Restate the listing below word for word, omitting any images.

--- START Recorded information ---

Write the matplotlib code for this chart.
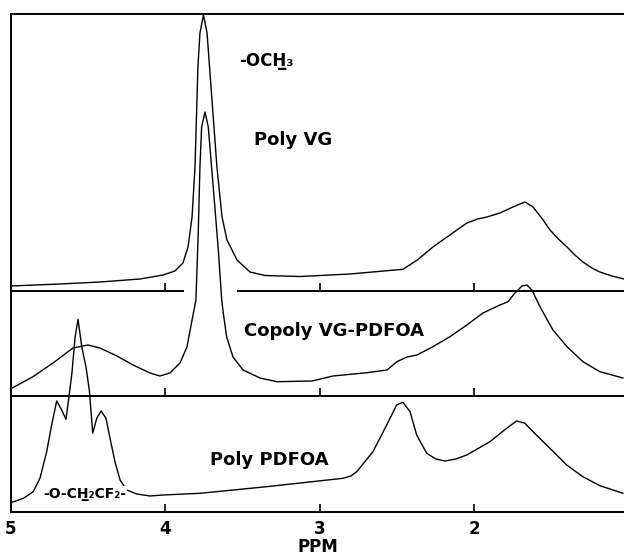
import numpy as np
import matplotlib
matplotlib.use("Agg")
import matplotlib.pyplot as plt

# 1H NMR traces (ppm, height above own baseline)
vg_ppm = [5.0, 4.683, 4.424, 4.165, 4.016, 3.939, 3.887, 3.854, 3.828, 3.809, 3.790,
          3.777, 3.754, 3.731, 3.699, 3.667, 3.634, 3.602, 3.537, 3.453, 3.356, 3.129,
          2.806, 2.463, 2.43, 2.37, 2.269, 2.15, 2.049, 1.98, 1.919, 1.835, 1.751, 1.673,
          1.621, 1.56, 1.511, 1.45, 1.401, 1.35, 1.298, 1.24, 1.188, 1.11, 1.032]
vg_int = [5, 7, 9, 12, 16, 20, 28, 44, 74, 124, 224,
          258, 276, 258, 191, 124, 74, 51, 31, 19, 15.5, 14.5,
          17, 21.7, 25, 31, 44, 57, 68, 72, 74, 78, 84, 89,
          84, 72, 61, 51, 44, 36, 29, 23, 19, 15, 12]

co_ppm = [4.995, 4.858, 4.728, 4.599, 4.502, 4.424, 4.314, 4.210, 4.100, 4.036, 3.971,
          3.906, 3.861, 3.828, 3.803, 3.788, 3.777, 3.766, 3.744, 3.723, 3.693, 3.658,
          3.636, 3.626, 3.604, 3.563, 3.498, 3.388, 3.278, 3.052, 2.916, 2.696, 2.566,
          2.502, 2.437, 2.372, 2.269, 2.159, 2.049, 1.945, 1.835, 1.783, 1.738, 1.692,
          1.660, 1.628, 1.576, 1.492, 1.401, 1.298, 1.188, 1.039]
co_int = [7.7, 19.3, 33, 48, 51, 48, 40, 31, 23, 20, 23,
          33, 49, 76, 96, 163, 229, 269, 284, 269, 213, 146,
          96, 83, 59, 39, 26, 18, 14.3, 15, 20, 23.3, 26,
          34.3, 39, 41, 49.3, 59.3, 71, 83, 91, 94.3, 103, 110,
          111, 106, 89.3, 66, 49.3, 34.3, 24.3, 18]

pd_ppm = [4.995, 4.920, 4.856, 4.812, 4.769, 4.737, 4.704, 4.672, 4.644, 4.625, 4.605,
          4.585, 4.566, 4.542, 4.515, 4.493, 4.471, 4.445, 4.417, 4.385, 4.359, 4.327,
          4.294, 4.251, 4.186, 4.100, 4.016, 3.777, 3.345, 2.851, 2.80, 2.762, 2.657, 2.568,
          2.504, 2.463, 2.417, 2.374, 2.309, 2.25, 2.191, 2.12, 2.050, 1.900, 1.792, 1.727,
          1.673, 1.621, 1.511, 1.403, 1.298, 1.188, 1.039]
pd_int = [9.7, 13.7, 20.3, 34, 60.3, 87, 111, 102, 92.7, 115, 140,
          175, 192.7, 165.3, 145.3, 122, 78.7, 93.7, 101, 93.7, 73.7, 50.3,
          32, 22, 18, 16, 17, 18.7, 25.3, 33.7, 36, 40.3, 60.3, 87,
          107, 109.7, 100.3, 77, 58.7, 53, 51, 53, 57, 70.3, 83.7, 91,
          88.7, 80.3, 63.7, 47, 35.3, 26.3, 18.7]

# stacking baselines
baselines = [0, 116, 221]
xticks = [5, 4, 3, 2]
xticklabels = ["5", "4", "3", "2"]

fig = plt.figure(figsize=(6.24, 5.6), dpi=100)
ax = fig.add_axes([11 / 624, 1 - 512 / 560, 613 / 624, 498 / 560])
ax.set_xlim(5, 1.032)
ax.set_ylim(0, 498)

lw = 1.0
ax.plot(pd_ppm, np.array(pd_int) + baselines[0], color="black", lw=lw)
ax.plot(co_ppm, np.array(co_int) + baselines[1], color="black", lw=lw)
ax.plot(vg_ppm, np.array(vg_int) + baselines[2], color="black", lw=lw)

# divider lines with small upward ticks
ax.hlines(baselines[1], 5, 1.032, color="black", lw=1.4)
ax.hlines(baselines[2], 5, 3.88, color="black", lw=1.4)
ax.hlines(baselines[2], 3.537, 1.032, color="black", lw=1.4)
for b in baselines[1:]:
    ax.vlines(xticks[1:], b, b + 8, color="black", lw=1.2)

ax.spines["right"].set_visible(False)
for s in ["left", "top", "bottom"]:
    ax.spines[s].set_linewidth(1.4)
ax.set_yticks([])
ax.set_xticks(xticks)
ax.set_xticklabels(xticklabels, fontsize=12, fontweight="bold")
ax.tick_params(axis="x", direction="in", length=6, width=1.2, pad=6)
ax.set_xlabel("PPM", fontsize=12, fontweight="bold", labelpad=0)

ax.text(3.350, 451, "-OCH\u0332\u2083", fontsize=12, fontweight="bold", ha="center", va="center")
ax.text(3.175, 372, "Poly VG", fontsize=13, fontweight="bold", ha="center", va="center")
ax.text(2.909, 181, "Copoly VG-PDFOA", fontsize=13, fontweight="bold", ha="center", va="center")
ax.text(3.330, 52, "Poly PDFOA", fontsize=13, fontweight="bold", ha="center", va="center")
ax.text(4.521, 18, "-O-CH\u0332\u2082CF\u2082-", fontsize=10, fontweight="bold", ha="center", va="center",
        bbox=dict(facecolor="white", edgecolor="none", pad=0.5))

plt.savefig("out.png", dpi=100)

--- END Recorded information ---

* **Result for this task**
Write the matplotlib code for this chart.
import numpy as np
import matplotlib
matplotlib.use("Agg")
import matplotlib.pyplot as plt

# 1H NMR traces (ppm, height above own baseline)
vg_ppm = [5.0, 4.683, 4.424, 4.165, 4.016, 3.939, 3.887, 3.854, 3.828, 3.809, 3.790,
          3.777, 3.754, 3.731, 3.699, 3.667, 3.634, 3.602, 3.537, 3.453, 3.356, 3.129,
          2.806, 2.463, 2.43, 2.37, 2.269, 2.15, 2.049, 1.98, 1.919, 1.835, 1.751, 1.673,
          1.621, 1.56, 1.511, 1.45, 1.401, 1.35, 1.298, 1.24, 1.188, 1.11, 1.032]
vg_int = [5, 7, 9, 12, 16, 20, 28, 44, 74, 124, 224,
          258, 276, 258, 191, 124, 74, 51, 31, 19, 15.5, 14.5,
          17, 21.7, 25, 31, 44, 57, 68, 72, 74, 78, 84, 89,
          84, 72, 61, 51, 44, 36, 29, 23, 19, 15, 12]

co_ppm = [4.995, 4.858, 4.728, 4.599, 4.502, 4.424, 4.314, 4.210, 4.100, 4.036, 3.971,
          3.906, 3.861, 3.828, 3.803, 3.788, 3.777, 3.766, 3.744, 3.723, 3.693, 3.658,
          3.636, 3.626, 3.604, 3.563, 3.498, 3.388, 3.278, 3.052, 2.916, 2.696, 2.566,
          2.502, 2.437, 2.372, 2.269, 2.159, 2.049, 1.945, 1.835, 1.783, 1.738, 1.692,
          1.660, 1.628, 1.576, 1.492, 1.401, 1.298, 1.188, 1.039]
co_int = [7.7, 19.3, 33, 48, 51, 48, 40, 31, 23, 20, 23,
          33, 49, 76, 96, 163, 229, 269, 284, 269, 213, 146,
          96, 83, 59, 39, 26, 18, 14.3, 15, 20, 23.3, 26,
          34.3, 39, 41, 49.3, 59.3, 71, 83, 91, 94.3, 103, 110,
          111, 106, 89.3, 66, 49.3, 34.3, 24.3, 18]

pd_ppm = [4.995, 4.920, 4.856, 4.812, 4.769, 4.737, 4.704, 4.672, 4.644, 4.625, 4.605,
          4.585, 4.566, 4.542, 4.515, 4.493, 4.471, 4.445, 4.417, 4.385, 4.359, 4.327,
          4.294, 4.251, 4.186, 4.100, 4.016, 3.777, 3.345, 2.851, 2.80, 2.762, 2.657, 2.568,
          2.504, 2.463, 2.417, 2.374, 2.309, 2.25, 2.191, 2.12, 2.050, 1.900, 1.792, 1.727,
          1.673, 1.621, 1.511, 1.403, 1.298, 1.188, 1.039]
pd_int = [9.7, 13.7, 20.3, 34, 60.3, 87, 111, 102, 92.7, 115, 140,
          175, 192.7, 165.3, 145.3, 122, 78.7, 93.7, 101, 93.7, 73.7, 50.3,
          32, 22, 18, 16, 17, 18.7, 25.3, 33.7, 36, 40.3, 60.3, 87,
          107, 109.7, 100.3, 77, 58.7, 53, 51, 53, 57, 70.3, 83.7, 91,
          88.7, 80.3, 63.7, 47, 35.3, 26.3, 18.7]

# stacking baselines
baselines = [0, 116, 221]
xticks = [5, 4, 3, 2]
xticklabels = ["5", "4", "3", "2"]

fig = plt.figure(figsize=(6.24, 5.6), dpi=100)
ax = fig.add_axes([11 / 624, 1 - 512 / 560, 613 / 624, 498 / 560])
ax.set_xlim(5, 1.032)
ax.set_ylim(0, 498)

lw = 1.0
ax.plot(pd_ppm, np.array(pd_int) + baselines[0], color="black", lw=lw)
ax.plot(co_ppm, np.array(co_int) + baselines[1], color="black", lw=lw)
ax.plot(vg_ppm, np.array(vg_int) + baselines[2], color="black", lw=lw)

# divider lines with small upward ticks
ax.hlines(baselines[1], 5, 1.032, color="black", lw=1.4)
ax.hlines(baselines[2], 5, 3.88, color="black", lw=1.4)
ax.hlines(baselines[2], 3.537, 1.032, color="black", lw=1.4)
for b in baselines[1:]:
    ax.vlines(xticks[1:], b, b + 8, color="black", lw=1.2)

ax.spines["right"].set_visible(False)
for s in ["left", "top", "bottom"]:
    ax.spines[s].set_linewidth(1.4)
ax.set_yticks([])
ax.set_xticks(xticks)
ax.set_xticklabels(xticklabels, fontsize=12, fontweight="bold")
ax.tick_params(axis="x", direction="in", length=6, width=1.2, pad=6)
ax.set_xlabel("PPM", fontsize=12, fontweight="bold", labelpad=0)

ax.text(3.350, 451, "-OCH\u0332\u2083", fontsize=12, fontweight="bold", ha="center", va="center")
ax.text(3.175, 372, "Poly VG", fontsize=13, fontweight="bold", ha="center", va="center")
ax.text(2.909, 181, "Copoly VG-PDFOA", fontsize=13, fontweight="bold", ha="center", va="center")
ax.text(3.330, 52, "Poly PDFOA", fontsize=13, fontweight="bold", ha="center", va="center")
ax.text(4.521, 18, "-O-CH\u0332\u2082CF\u2082-", fontsize=10, fontweight="bold", ha="center", va="center",
        bbox=dict(facecolor="white", edgecolor="none", pad=0.5))

plt.savefig("out.png", dpi=100)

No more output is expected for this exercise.